Xico, tema interpretado por Luísa Sobral, foi uma das primeiras experiências como realizador, enquanto ainda se dedicava a preparar projecções para espectáculos ao vivo, mas depressa retornou às colagens. Numa série de videoclipes conseguiu aliar as artes plásticas e a música. Sempre a “inventar e improvisar mais colagens a partir de um universo rico, que encontra na música e no contexto em que foi criada”. O que começou por ser uma aventura para ajudar amigos ligados à música, rapidamente se tornou uma das suas principais actividades.
Um dos projectos mais recentes foi a criação do primeiro videoclipe do álbum de estreia a solo de Nadia Schilling. Durante seis meses trabalhou na capa do CD, no booklet e no vídeo, da “recolha de fotografias de família” à “construção de memórias”. Pesquisou, testou e juntou fragmentos que “nada têm a ver, mas que ganham um novo sentido”. “É interessante este processo aleatório e meio acidental”, diz.
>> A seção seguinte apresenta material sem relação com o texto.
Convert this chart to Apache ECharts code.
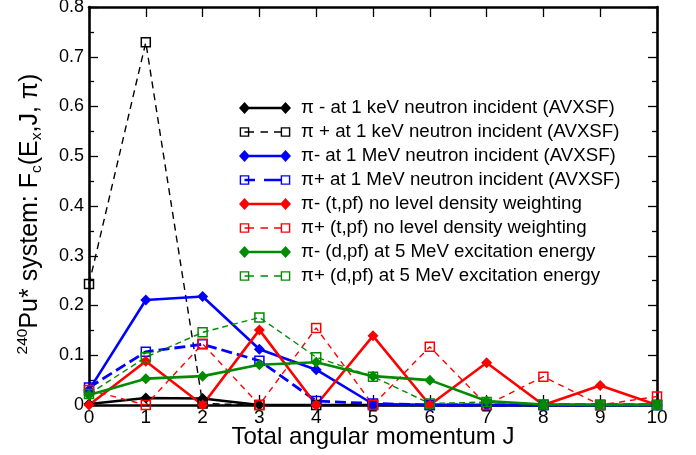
<!DOCTYPE html>
<html>
<head>
<meta charset="utf-8">
<script src="https://cdn.jsdelivr.net/npm/echarts@6/dist/echarts.min.js"></script>
<style>
  html, body { margin: 0; padding: 0; background: #fff; }
  #chart { width: 696px; height: 455px; }
</style>
</head>
<body>
<div id="chart"></div>
<script>
// Total angular momentum J
const J = [0, 1, 2, 3, 4, 5, 6, 7, 8, 9, 10];

// F_c(E_x, J, pi) for each parity / reaction
const keVMinus  = [0.002, 0.014, 0.013, 0.000, 0, 0, 0, 0, 0, 0, 0];
const keVPlus   = [0.243, 0.729, 0.003, 0.000, 0, 0, 0, 0, 0, 0, 0];
const MeVMinus  = [0.030, 0.211, 0.218, 0.112, 0.071, 0.002, 0, 0, 0, 0, 0];
const MeVPlus   = [0.035, 0.107, 0.122, 0.089, 0.008, 0.003, 0, 0, 0, 0, 0];
const tpfMinus  = [0.000, 0.088, 0.000, 0.151, 0.000, 0.139, 0.000, 0.085, 0.000, 0.039, 0.000];
const tpfPlus   = [0.030, 0.000, 0.123, 0.000, 0.155, 0.000, 0.117, 0.000, 0.057, 0.000, 0.017];
const dpfMinus  = [0.020, 0.053, 0.058, 0.081, 0.086, 0.058, 0.050, 0.008, 0.001, 0, 0];
const dpfPlus   = [0.022, 0.096, 0.146, 0.176, 0.096, 0.057, 0.003, 0.006, 0.001, 0, 0];

const names = [
  'π - at 1 keV neutron incident (AVXSF)',
  'π + at 1 keV neutron incident (AVXSF)',
  'π- at 1 MeV neutron incident (AVXSF)',
  'π+ at 1 MeV neutron incident (AVXSF)',
  'π- (t,pf) no level density weighting',
  'π+ (t,pf) no level density weighting',
  'π- (d,pf) at 5 MeV excitation energy',
  'π+ (d,pf) at 5 MeV excitation energy'
];

const BLACK = '#000000', BLUE = '#0000ff', RED = '#ff0000', GREEN = '#008b00';
const FONT = 'Liberation Sans';

// legend icon shapes: line with a marker at each end (drawn as filled sub-paths)
const ICON_W = 57, ICON_H = 12;
function rectPath(x0, y0, x1, y1, ccw) {
  return ccw
    ? `M${x0} ${y0} L${x0} ${y1} L${x1} ${y1} L${x1} ${y0} Z `
    : `M${x0} ${y0} L${x1} ${y0} L${x1} ${y1} L${x0} ${y1} Z `;
}
function diamondIcon() {
  let p = `M0 0 M${ICON_W} ${ICON_H} `;
  p += 'M0 6 L5.5 0 L11 6 L5.5 12 Z ';
  p += 'M41 6 L46.5 0 L52 6 L46.5 12 Z ';
  p += rectPath(5.5, 4.75, 46.5, 7.25);
  return 'path://' + p;
}
function squareIcon(dashes, thick) {
  let p = `M0 0 M${ICON_W} ${ICON_H} `;
  const sq = (cx) => rectPath(cx - 4.8, 1.2, cx + 4.8, 10.8) + rectPath(cx - 3.4, 2.6, cx + 3.4, 9.4, true);
  p += sq(5.5) + sq(46.5);
  dashes.forEach(([a, b]) => { p += rectPath(a, 6 - thick / 2, b, 6 + thick / 2); });
  return 'path://' + p;
}
const thinDash = [[5.5, 15], [21.5, 29], [35, 41.7]];
const thickDash = [[5.5, 16], [25, 41.7]];

function pairs(vals) { return J.map((j, i) => [j, vals[i]]); }

function minusSeries(name, vals, color) {
  return {
    name, type: 'line', data: pairs(vals), clip: false,
    symbol: 'diamond', symbolSize: 11,
    itemStyle: { color },
    lineStyle: { color, width: 2.6, type: 'solid' },
    emphasis: { disabled: true }
  };
}
function plusSeries(name, vals, color, dash, width) {
  return {
    name, type: 'line', data: pairs(vals), clip: false,
    symbol: 'rect', symbolSize: 9,
    itemStyle: { color: 'rgba(255,255,255,0)', borderColor: color, borderWidth: 1.5 },
    lineStyle: { color, width, type: dash },
    emphasis: { disabled: true }
  };
}

const series = [
  minusSeries(names[0], keVMinus, BLACK),
  plusSeries(names[1], keVPlus, BLACK, [7, 5], 1.4),
  minusSeries(names[2], MeVMinus, BLUE),
  plusSeries(names[3], MeVPlus, BLUE, [11, 5], 2.8),
  minusSeries(names[4], tpfMinus, RED),
  plusSeries(names[5], tpfPlus, RED, [6, 5], 1.4),
  minusSeries(names[6], dpfMinus, GREEN),
  plusSeries(names[7], dpfPlus, GREEN, [6, 4], 1.4)
];

const colors = [BLACK, BLACK, BLUE, BLUE, RED, RED, GREEN, GREEN];
const legendData = names.map((n, i) => ({
  name: n,
  icon: i % 2 === 0 ? diamondIcon() : squareIcon(i === 3 ? thickDash : thinDash, i === 3 ? 2.6 : 1.4),
  itemStyle: { color: colors[i], borderWidth: 0, opacity: 1 }
}));

const axisLine = { show: true, onZero: false, lineStyle: { color: '#000', width: 2.6 } };
const tickStyle = { color: '#000', width: 1.3 };

const option = {
  animation: false,
  textStyle: { fontFamily: FONT, color: '#000' },
  grid: { left: 89, right: 39, top: 7, bottom: 50, containLabel: false, outerBoundsMode: 'none' },
  legend: {
    orient: 'vertical', left: 234, top: 92,
    itemWidth: ICON_W, itemHeight: ICON_H, itemGap: 2,
    symbolKeepAspect: true, selectedMode: false,
    textStyle: { fontFamily: FONT, fontSize: 18.7, color: '#000', lineHeight: 22 },
    data: legendData
  },
  xAxis: [
    {
      type: 'value', min: 0, max: 10, interval: 1, position: 'bottom',
      name: 'Total angular momentum J', nameLocation: 'middle', nameGap: 20,
      nameMoveOverlap: false,
      nameTextStyle: { fontFamily: FONT, fontSize: 24, color: '#000' },
      axisLine, splitLine: { show: false },
      axisTick: { show: true, inside: true, length: 10, lineStyle: tickStyle },
      axisLabel: { fontFamily: FONT, fontSize: 19, color: '#000', margin: 3 }
    },
    {
      type: 'value', min: 0, max: 10, interval: 1, position: 'top',
      axisLine, splitLine: { show: false },
      axisTick: { show: true, inside: true, length: 10, lineStyle: tickStyle },
      axisLabel: { show: false }
    }
  ],
  yAxis: [
    {
      type: 'value', min: 0, max: 0.8, interval: 0.1, position: 'left',
      name: '{sup|240}{n|Pu* system: F}{sub|c}{n|(E}{sub|x}{n|,J, π)}',
      nameLocation: 'middle', nameGap: 44, nameRotate: 90,
      nameMoveOverlap: false,
      nameTextStyle: {
        fontFamily: FONT, color: '#000', padding: [0, 16, 0, 0],
        rich: {
          n: { fontFamily: FONT, fontSize: 25, lineHeight: 30, color: '#000' },
          sup: { fontFamily: FONT, fontSize: 15.5, lineHeight: 15, verticalAlign: 'top', color: '#000' },
          sub: { fontFamily: FONT, fontSize: 15.5, lineHeight: 15, verticalAlign: 'bottom', color: '#000' }
        }
      },
      axisLine, splitLine: { show: false },
      axisTick: { show: true, inside: true, length: 9, lineStyle: tickStyle },
      minorTick: { show: true, splitNumber: 2, length: 5, lineStyle: tickStyle },
      axisLabel: {
        fontFamily: FONT, fontSize: 18, color: '#000', margin: 5, padding: [3, 0, 0, 0],
        formatter: v => (v === 0 ? '0' : v.toFixed(1))
      }
    },
    {
      type: 'value', min: 0, max: 0.8, interval: 0.1, position: 'right',
      axisLine, splitLine: { show: false },
      axisTick: { show: true, inside: true, length: 9, lineStyle: tickStyle },
      minorTick: { show: true, splitNumber: 2, length: 5, lineStyle: tickStyle },
      axisLabel: { show: false }
    }
  ],
  series
};

const chart = echarts.init(document.getElementById('chart'), null, { renderer: 'canvas' });
chart.setOption(option);
</script>
</body>
</html>
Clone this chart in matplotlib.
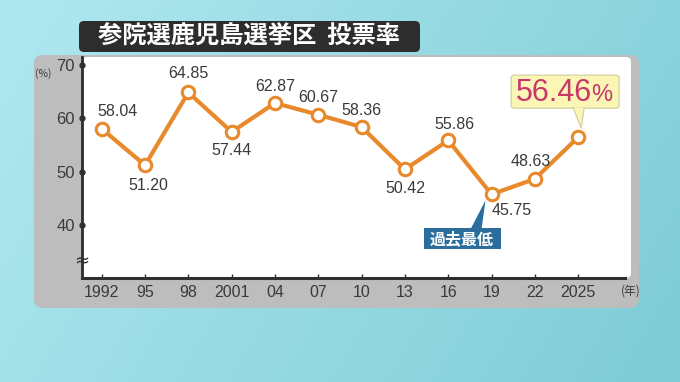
import numpy as np
import matplotlib
matplotlib.use('Agg')
import matplotlib.pyplot as plt
from matplotlib.patches import FancyBboxPatch, Polygon

# data
years = ['1992', '95', '98', '2001', '04', '07', '10', '13', '16', '19', '22', '2025']
turnout = [58.04, 51.20, 64.85, 57.44, 62.87, 60.67, 58.36, 50.42, 55.86, 45.75, 48.63, 56.46]
yticks = [40, 50, 60, 70]
title = '参院選鹿児島選挙区  投票率'
low_label = '過去最低'

NUM = 'Liberation Sans'
JP = ['Noto Sans CJK JP', 'DejaVu Sans']
TXT = '#3a3a3a'
ORANGE = '#e8892c'

fig = plt.figure(figsize=(6.8, 3.82), dpi=100)

# background layer in pixel coordinates
bg = fig.add_axes([0, 0, 1, 1], zorder=0)
bg.set_xlim(0, 680)
bg.set_ylim(382, 0)
bg.axis('off')
gx, gy = np.meshgrid(np.linspace(0, 1, 200), np.linspace(0, 1, 120))
t = np.clip(0.75 * gx + 0.25 * gy, 0, 1)
c0 = np.array([176, 232, 240]) / 255
c1 = np.array([126, 204, 214]) / 255
grad = c0[None, None, :] * (1 - t[..., None]) + c1[None, None, :] * t[..., None]
bg.imshow(grad, extent=[0, 680, 382, 0], aspect='auto', interpolation='bilinear')

bg.add_patch(FancyBboxPatch((34, 55), 605, 253, boxstyle='round,pad=0,rounding_size=9',
                            fc='#bdbdbd', ec='none'))
bg.add_patch(FancyBboxPatch((82, 57), 549, 221, boxstyle='round,pad=0,rounding_size=5',
                            fc='white', ec='none'))
bg.add_patch(FancyBboxPatch((79, 21), 341, 31, boxstyle='round,pad=0,rounding_size=5',
                            fc='#2d2d2d', ec='none'))
bg.text(249.5, 36.5, title, color='white', fontsize=17.5, fontweight='bold',
        family=JP, ha='center', va='center')

# main chart
ax = fig.add_axes([82 / 680, 104 / 382, 549 / 680, 221 / 382], zorder=2)
ax.patch.set_alpha(0)
x = np.arange(len(years))
ax.set_xlim(-0.455, 12.22)
ax.set_ylim(30.05, 71.5)

for s in ['top', 'right']:
    ax.spines[s].set_visible(False)
ax.spines['left'].set_color('#2e2e2e')
ax.spines['left'].set_linewidth(2)
ax.spines['bottom'].set_color('#2e2e2e')
ax.spines['bottom'].set_linewidth(2.2)
ax.spines['bottom'].set_bounds(-0.455, 12.07)

ax.set_xticks(x)
ax.set_xticklabels(years, fontsize=11.5, family=NUM, color=TXT)
ax.tick_params(axis='x', direction='in', length=3, width=1, color='#2e2e2e', pad=5)
ax.set_yticks(yticks)
ax.set_yticklabels([str(v) for v in yticks], fontsize=12, family=NUM, color=TXT)
ax.tick_params(axis='y', length=0, pad=5)
ax.plot([ax.get_xlim()[0]] * len(yticks), yticks, 'o', color='#2e2e2e', ms=3.5,
        clip_on=False, zorder=5)

# axis break mark
ax.text(ax.get_xlim()[0], 33.1, '≈', fontsize=13, color='#2e2e2e', ha='center', va='center',
        family='DejaVu Sans', clip_on=False, zorder=6)

ax.plot(x, turnout, color=ORANGE, lw=3, marker='o', ms=9, mfc='white', mec=ORANGE,
        mew=2.2, zorder=4, clip_on=False)

# value labels (offsets in pixels)
offsets = [(16, 17), (3, -20), (0, 19), (0, -19), (0, 17), (0, 17), (0, 17),
           (0, -19), (6, 16), (20, -16), (-4, 17)]
for i, (dx, dy) in enumerate(offsets):
    ax.annotate(f'{turnout[i]:.2f}', (x[i], turnout[i]), xytext=(dx * 0.72, dy * 0.72),
                textcoords='offset points', ha='center', va='center', fontsize=11.5,
                family=NUM, color=TXT, zorder=6)

ax.text(1.0, -0.06, '(年)', transform=ax.transAxes, fontsize=8.5, family=JP,
        color=TXT, ha='center', va='center')
ax.text(-0.07, 0.924, '(%)', transform=ax.transAxes, fontsize=7.5, family=JP,
        color=TXT, ha='center', va='center')

# callouts, placed from the point positions in pixel space
to_px = lambda xy: bg.transData.inverted().transform(ax.transData.transform(xy))
px, py = to_px((x[-1], turnout[-1]))
bg.add_patch(FancyBboxPatch((px - 67, py - 62), 108, 33,
                            boxstyle='round,pad=0,rounding_size=3',
                            fc='#fbf6b6', ec='#d9d4a4', lw=1, zorder=3))
bg.add_patch(Polygon([(px - 5, py - 29.5), (px + 6, py - 29.5), (px + 3, py - 9)],
                     closed=True, fc='#fbf6b6', ec='none', zorder=4))
bg.plot([px - 5, px + 3, px + 6], [py - 29.5, py - 9, py - 29.5], color='#d9d4a4', lw=1, zorder=4)
bg.text(px - 24, py - 44, f'{turnout[-1]:.2f}', fontsize=22, family=NUM, color='#c9386b',
        ha='center', va='center', zorder=5)
bg.text(px + 24, py - 42.5, '%', fontsize=17, family=NUM, color='#c9386b',
        ha='center', va='center', zorder=5)

lx, ly = to_px((x[9], turnout[9]))
bg.add_patch(Polygon([(lx - 21, ly + 35), (lx - 10, ly + 35), (lx - 6, ly + 6)],
                     closed=True, fc='#2b6e9e', ec='none', zorder=3))
bg.add_patch(FancyBboxPatch((lx - 68, ly + 34), 77, 21, boxstyle='square,pad=0',
                            fc='#2b6e9e', ec='none', zorder=3))
bg.text(lx - 29.5, ly + 44.5, low_label, fontsize=11.5, fontweight='bold', family=JP,
        color='white', ha='center', va='center', zorder=4)

fig.savefig('out.png', dpi=100)
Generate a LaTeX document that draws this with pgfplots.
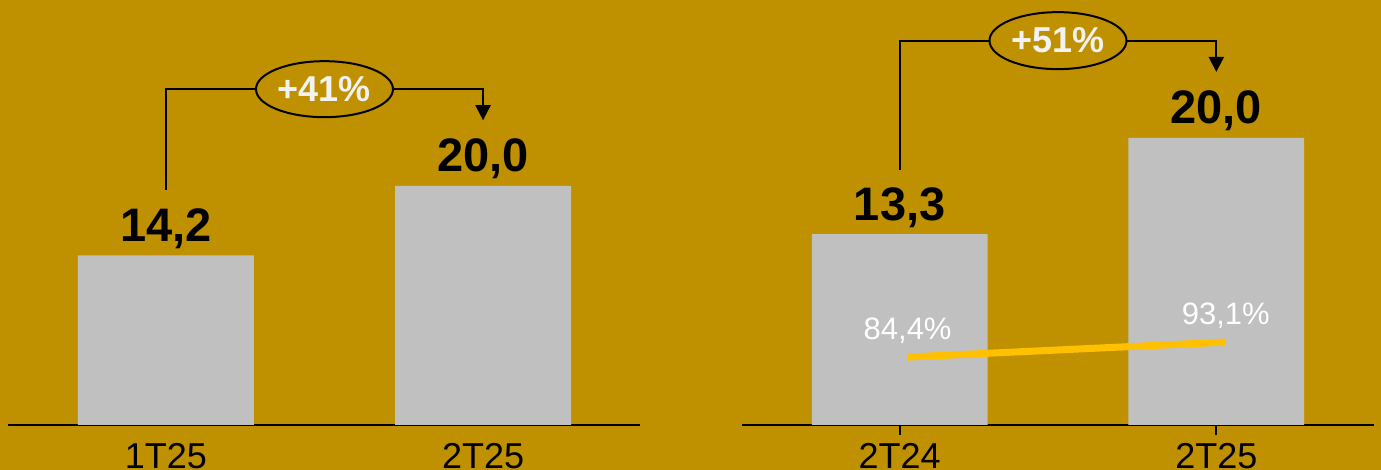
\documentclass[border=0pt]{standalone}
\usepackage{pgfplots}
\pgfplotsset{compat=1.18}
\usepackage{fontspec}
\setmainfont{Liberation Sans}
\usetikzlibrary{arrows.meta,shapes.geometric}
\definecolor{bg}{HTML}{BF9000}
\definecolor{barc}{HTML}{C0C0C0}
\definecolor{linec}{HTML}{FFC000}
\definecolor{offw}{HTML}{F2F2F2}
\pgfkeys{/pgf/number format/assume math mode=true}
\tikzset{growth/.style={ellipse, draw=black, line width=1pt, fill=bg, inner sep=0pt, text=offw, font=\bfseries\fontsize{18}{20}\selectfont}}
\begin{document}
\begin{tikzpicture}
\fill[bg] (0,0) rectangle (690.5pt,235pt);
\path[use as bounding box] (0,0) rectangle (690.5pt,235pt);
\pgfplotsset{
 panel/.style={
  at={(#1,22.5pt)}, anchor=south west, scale only axis, width=316pt, height=200pt,
  ymin=0, axis x line*=bottom, hide y axis,
  axis line style={black,line width=1pt,-},
  xtick={0,1}, clip=false,
  xticklabel style={font=\fontsize{18}{20}\selectfont, anchor=base},
  ybar, bar width=0.555, bar shift=0pt,
  nodes near coords={\pgfmathprintnumber[fixed,fixed zerofill,precision=1,use comma,assume math mode=true]{\pgfplotspointmeta}},
  every node near coord/.append style={font=\bfseries\fontsize{23.5}{26}\selectfont, anchor=base, yshift=7pt, text=black},
 },
}
% Left panel
\begin{axis}[panel=4pt, xmin=-0.498, xmax=1.495, ymax=33.47, xticklabels={1T25,2T25}, major tick length=0pt, xticklabel style={yshift=-22pt}]
\addplot[draw=none, fill=barc] coordinates {(0,14.2) (1,20.0)};
\draw[line width=1pt, -{Triangle[length=7.5pt,width=7.5pt]}] (axis cs:0,19.7) |- (axis cs:1,28.1) -- (axis cs:1,25.5);
\node[growth, minimum width=68.5pt, minimum height=28pt] at (axis cs:0.5,28.1) {+41\%};
\end{axis}
% Right panel
\begin{axis}[panel=371pt, xmin=-0.498, xmax=1.498, ymax=27.87, xticklabels={2T24,2T25}, major tick length=5pt, tick align=outside, tick style={black,line width=1pt}, xticklabel style={yshift=-17pt}]
\addplot[draw=none, fill=barc] coordinates {(0,13.3) (1,20.0)};
\draw[line width=1pt, -{Triangle[length=7.5pt,width=7.5pt]}] (axis cs:0,17.77) |- (axis cs:1,26.78) -- (axis cs:1,24.6);
\node[growth, minimum width=68.5pt, minimum height=28.5pt] at (axis cs:0.5,26.78) {+51\%};
\end{axis}
\begin{axis}[at={(371pt,22.5pt)}, anchor=south west, scale only axis, width=316pt, height=200pt,
  xmin=-0.498, xmax=1.498, ymin=45, ymax=277, hide axis, clip=false]
\addplot[linec, line width=3.5pt, mark=none,
  nodes near coords={\pgfmathprintnumber[fixed,fixed zerofill,precision=1,use comma,assume math mode=true]{\pgfplotspointmeta}\%},
  every node near coord/.append style={text=white, font=\fontsize{15.5}{17}\selectfont, anchor=base, yshift=9pt}]
  coordinates {(0.025,84.4) (1.03,93.1)};
\end{axis}
\end{tikzpicture}
\end{document}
Centenas de colagens depois, Kite foi editado no passado mês de Junho e João Pombeiro prepara agora novos videoclipes para as músicas de Above the Trees, disco que será lançado em breve.
Enquanto está em curso o processo de criação destes projectos, o que mais lhe agrada é a liberdade para construir, “sem ser só um executante agarrado a um guião inicial”. “O videoclipe da Nadia foi uma das poucas oportunidades que tive na vida de fazer exactamente o que queria, demorar o tempo que fosse necessário para encontrar a solução certa", confessa.
No fundo, o que lhe costumam pedir é para incluir “certos pormenores relacionados com a música”. Mas, geralmente, as pessoas já conhecem e confiam no seu trabalho, deixando “tudo em aberto”. Tem apenas de se preocupar com algumas condicionantes e ter cuidados na escolha e tratamento das imagens. É esse o caso do genérico da série 1986, para o qual teve de adaptar retratos recentes dos actores e “fingir que eram fotografias dessa época”. Mas o truque é usar a imaginação e ir “experimentando coisas novas”, garante João, que não utiliza guiões para não se sentir preso. "Cada vez gosto mais de trabalhar a partir das imagens e não a partir do texto, ou da letra de uma música, até chegar às imagens." O genérico de 1986 ainda não foi revelado, mas já é possível ver um trailer da série.
Sem conseguir passar demasiado tempo no mesmo projecto, João aceita desafios por impulso e gosta de “explorar novos caminhos, sem repetir fórmulas”. Tudo a seu tempo, até sentir que o projecto está terminado, dedicando-se, por vezes, em simultâneo, a várias propostas. Foi depois do lançamento e destaque que o videoclipe de Nadia Schilling teve em plataformas internacionais (como o Vimeo Staff Picks), que recebeu um convite do produtor da Warp. A ideia era apresentar uma proposta para o novo vídeo da banda inglesa Nightmares on Wax, que iria a concurso entre um conjunto de outras propostas. Durante 15 dias — dia e noite —, imaginou um conceito visual que fosse “interessante". O esforço compensou. “Quando soube que fui seleccionado fiquei aliviado porque me deu muito trabalho fazer essa proposta e, ao mesmo tempo, fiquei em pânico porque significava que agora era a sério e ia mesmo acontecer”, confessa. Back to Nature, lançado em Setembro último, é um vídeo de quase oito minutos, feito a partir de colagens apropriadas e recriadas para contar uma história baseada na relação do Homem com a natureza, que integrou recentemente o portefólio de João Pombeiro.
Portugal, um país “muito pequeno”
Ao trabalhar com uma equipa definida, um prazo mais limitado e um orçamento muito maior, João deparou-se com um “processo muito mais interessante e exigente” — “muito longe da realidade portuguesa”. Nómada com alcance limitado (trabalha para vários pontos do país, principalmente Lisboa), na Internet tem o instrumento de trabalho que precisa e não se imagina a emigrar. “Não penso nisso porque tenho aqui a minha família e posso trabalhar na minha área para fora do país.” A tratar dos últimos preparativos para a série de Nuno Markl, João tem “muitas ideias em vista”, mas ainda nada confirmado. Sempre com olhos postos no trabalho criativo, quer continuar a “explorar a área de formação” em Portugal.
A dimensão do país é o “problema comum” a todas as áreas, assegura. “É tudo muito pequeno, as pessoas conhecem-se todas e são as mesmas que tomam as decisões, por isso é preciso fazer algumas cedências para ser aceite pelo meio.” Começou, desde cedo, a desenvolver projectos através da Internet por “sentir que há possibilidade de poder trabalhar para outros contextos”. E vai continuar a produzir nestes moldes, por considerar que “é uma forma de contornar o funcionamento muito limitativo do meio português”.